GIVEN EXERCISE: Copy all the material that follows, keeping every character the same.

Start of PROVIDED DATA

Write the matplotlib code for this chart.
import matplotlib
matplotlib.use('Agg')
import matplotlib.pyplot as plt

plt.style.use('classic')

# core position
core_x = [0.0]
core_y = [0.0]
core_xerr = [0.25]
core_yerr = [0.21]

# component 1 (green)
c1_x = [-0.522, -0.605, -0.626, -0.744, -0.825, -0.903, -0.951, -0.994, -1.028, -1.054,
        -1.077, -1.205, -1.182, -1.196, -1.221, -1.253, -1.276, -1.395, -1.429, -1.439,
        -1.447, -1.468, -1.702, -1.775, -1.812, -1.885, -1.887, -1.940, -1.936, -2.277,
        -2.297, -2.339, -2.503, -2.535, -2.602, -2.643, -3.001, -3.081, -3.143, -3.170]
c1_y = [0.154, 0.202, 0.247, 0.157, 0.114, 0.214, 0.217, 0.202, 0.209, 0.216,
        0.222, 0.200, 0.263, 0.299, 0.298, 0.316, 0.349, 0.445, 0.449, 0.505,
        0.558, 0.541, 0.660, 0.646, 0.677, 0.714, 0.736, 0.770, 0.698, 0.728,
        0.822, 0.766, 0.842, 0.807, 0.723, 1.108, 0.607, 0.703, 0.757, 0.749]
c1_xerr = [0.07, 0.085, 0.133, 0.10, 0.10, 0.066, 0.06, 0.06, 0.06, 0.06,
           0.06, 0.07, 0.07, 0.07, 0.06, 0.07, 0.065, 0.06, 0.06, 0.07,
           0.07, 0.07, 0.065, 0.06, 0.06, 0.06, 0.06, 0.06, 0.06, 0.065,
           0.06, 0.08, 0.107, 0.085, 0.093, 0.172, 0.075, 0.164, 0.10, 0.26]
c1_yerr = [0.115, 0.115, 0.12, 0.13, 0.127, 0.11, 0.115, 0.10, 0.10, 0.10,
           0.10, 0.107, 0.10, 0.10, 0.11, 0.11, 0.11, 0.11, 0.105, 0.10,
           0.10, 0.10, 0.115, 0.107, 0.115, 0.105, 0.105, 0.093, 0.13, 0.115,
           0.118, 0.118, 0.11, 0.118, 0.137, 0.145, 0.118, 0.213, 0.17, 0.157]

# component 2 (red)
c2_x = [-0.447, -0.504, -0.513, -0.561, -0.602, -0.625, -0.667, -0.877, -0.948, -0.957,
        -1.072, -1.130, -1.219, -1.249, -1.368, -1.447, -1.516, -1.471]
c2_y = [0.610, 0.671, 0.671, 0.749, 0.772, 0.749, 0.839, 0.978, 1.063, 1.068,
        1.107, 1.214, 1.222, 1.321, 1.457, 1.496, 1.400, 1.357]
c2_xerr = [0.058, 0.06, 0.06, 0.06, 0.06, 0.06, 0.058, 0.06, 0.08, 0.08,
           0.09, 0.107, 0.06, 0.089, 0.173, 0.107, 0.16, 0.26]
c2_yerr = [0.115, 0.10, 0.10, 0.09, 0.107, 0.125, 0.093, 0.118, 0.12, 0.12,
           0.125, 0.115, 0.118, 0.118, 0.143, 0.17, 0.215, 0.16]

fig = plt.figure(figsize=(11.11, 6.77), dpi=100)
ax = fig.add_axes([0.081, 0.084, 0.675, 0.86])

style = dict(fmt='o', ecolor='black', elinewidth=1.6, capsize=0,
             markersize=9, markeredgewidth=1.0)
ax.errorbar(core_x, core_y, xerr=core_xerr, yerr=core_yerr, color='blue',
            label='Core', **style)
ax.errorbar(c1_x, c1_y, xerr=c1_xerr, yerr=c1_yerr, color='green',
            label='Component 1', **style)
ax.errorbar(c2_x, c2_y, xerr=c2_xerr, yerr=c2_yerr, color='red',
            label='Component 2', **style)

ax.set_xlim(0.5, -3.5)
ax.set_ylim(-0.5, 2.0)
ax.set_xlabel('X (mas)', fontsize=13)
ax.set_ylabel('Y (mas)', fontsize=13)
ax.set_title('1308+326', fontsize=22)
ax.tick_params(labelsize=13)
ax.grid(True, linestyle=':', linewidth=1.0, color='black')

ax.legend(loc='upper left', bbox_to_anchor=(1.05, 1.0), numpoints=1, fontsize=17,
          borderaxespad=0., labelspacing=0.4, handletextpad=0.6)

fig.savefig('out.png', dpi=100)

End of PROVIDED DATA

THE COMPLETED TASK:
Write the matplotlib code for this chart.
import matplotlib
matplotlib.use('Agg')
import matplotlib.pyplot as plt

plt.style.use('classic')

# core position
core_x = [0.0]
core_y = [0.0]
core_xerr = [0.25]
core_yerr = [0.21]

# component 1 (green)
c1_x = [-0.522, -0.605, -0.626, -0.744, -0.825, -0.903, -0.951, -0.994, -1.028, -1.054,
        -1.077, -1.205, -1.182, -1.196, -1.221, -1.253, -1.276, -1.395, -1.429, -1.439,
        -1.447, -1.468, -1.702, -1.775, -1.812, -1.885, -1.887, -1.940, -1.936, -2.277,
        -2.297, -2.339, -2.503, -2.535, -2.602, -2.643, -3.001, -3.081, -3.143, -3.170]
c1_y = [0.154, 0.202, 0.247, 0.157, 0.114, 0.214, 0.217, 0.202, 0.209, 0.216,
        0.222, 0.200, 0.263, 0.299, 0.298, 0.316, 0.349, 0.445, 0.449, 0.505,
        0.558, 0.541, 0.660, 0.646, 0.677, 0.714, 0.736, 0.770, 0.698, 0.728,
        0.822, 0.766, 0.842, 0.807, 0.723, 1.108, 0.607, 0.703, 0.757, 0.749]
c1_xerr = [0.07, 0.085, 0.133, 0.10, 0.10, 0.066, 0.06, 0.06, 0.06, 0.06,
           0.06, 0.07, 0.07, 0.07, 0.06, 0.07, 0.065, 0.06, 0.06, 0.07,
           0.07, 0.07, 0.065, 0.06, 0.06, 0.06, 0.06, 0.06, 0.06, 0.065,
           0.06, 0.08, 0.107, 0.085, 0.093, 0.172, 0.075, 0.164, 0.10, 0.26]
c1_yerr = [0.115, 0.115, 0.12, 0.13, 0.127, 0.11, 0.115, 0.10, 0.10, 0.10,
           0.10, 0.107, 0.10, 0.10, 0.11, 0.11, 0.11, 0.11, 0.105, 0.10,
           0.10, 0.10, 0.115, 0.107, 0.115, 0.105, 0.105, 0.093, 0.13, 0.115,
           0.118, 0.118, 0.11, 0.118, 0.137, 0.145, 0.118, 0.213, 0.17, 0.157]

# component 2 (red)
c2_x = [-0.447, -0.504, -0.513, -0.561, -0.602, -0.625, -0.667, -0.877, -0.948, -0.957,
        -1.072, -1.130, -1.219, -1.249, -1.368, -1.447, -1.516, -1.471]
c2_y = [0.610, 0.671, 0.671, 0.749, 0.772, 0.749, 0.839, 0.978, 1.063, 1.068,
        1.107, 1.214, 1.222, 1.321, 1.457, 1.496, 1.400, 1.357]
c2_xerr = [0.058, 0.06, 0.06, 0.06, 0.06, 0.06, 0.058, 0.06, 0.08, 0.08,
           0.09, 0.107, 0.06, 0.089, 0.173, 0.107, 0.16, 0.26]
c2_yerr = [0.115, 0.10, 0.10, 0.09, 0.107, 0.125, 0.093, 0.118, 0.12, 0.12,
           0.125, 0.115, 0.118, 0.118, 0.143, 0.17, 0.215, 0.16]

fig = plt.figure(figsize=(11.11, 6.77), dpi=100)
ax = fig.add_axes([0.081, 0.084, 0.675, 0.86])

style = dict(fmt='o', ecolor='black', elinewidth=1.6, capsize=0,
             markersize=9, markeredgewidth=1.0)
ax.errorbar(core_x, core_y, xerr=core_xerr, yerr=core_yerr, color='blue',
            label='Core', **style)
ax.errorbar(c1_x, c1_y, xerr=c1_xerr, yerr=c1_yerr, color='green',
            label='Component 1', **style)
ax.errorbar(c2_x, c2_y, xerr=c2_xerr, yerr=c2_yerr, color='red',
            label='Component 2', **style)

ax.set_xlim(0.5, -3.5)
ax.set_ylim(-0.5, 2.0)
ax.set_xlabel('X (mas)', fontsize=13)
ax.set_ylabel('Y (mas)', fontsize=13)
ax.set_title('1308+326', fontsize=22)
ax.tick_params(labelsize=13)
ax.grid(True, linestyle=':', linewidth=1.0, color='black')

ax.legend(loc='upper left', bbox_to_anchor=(1.05, 1.0), numpoints=1, fontsize=17,
          borderaxespad=0., labelspacing=0.4, handletextpad=0.6)

fig.savefig('out.png', dpi=100)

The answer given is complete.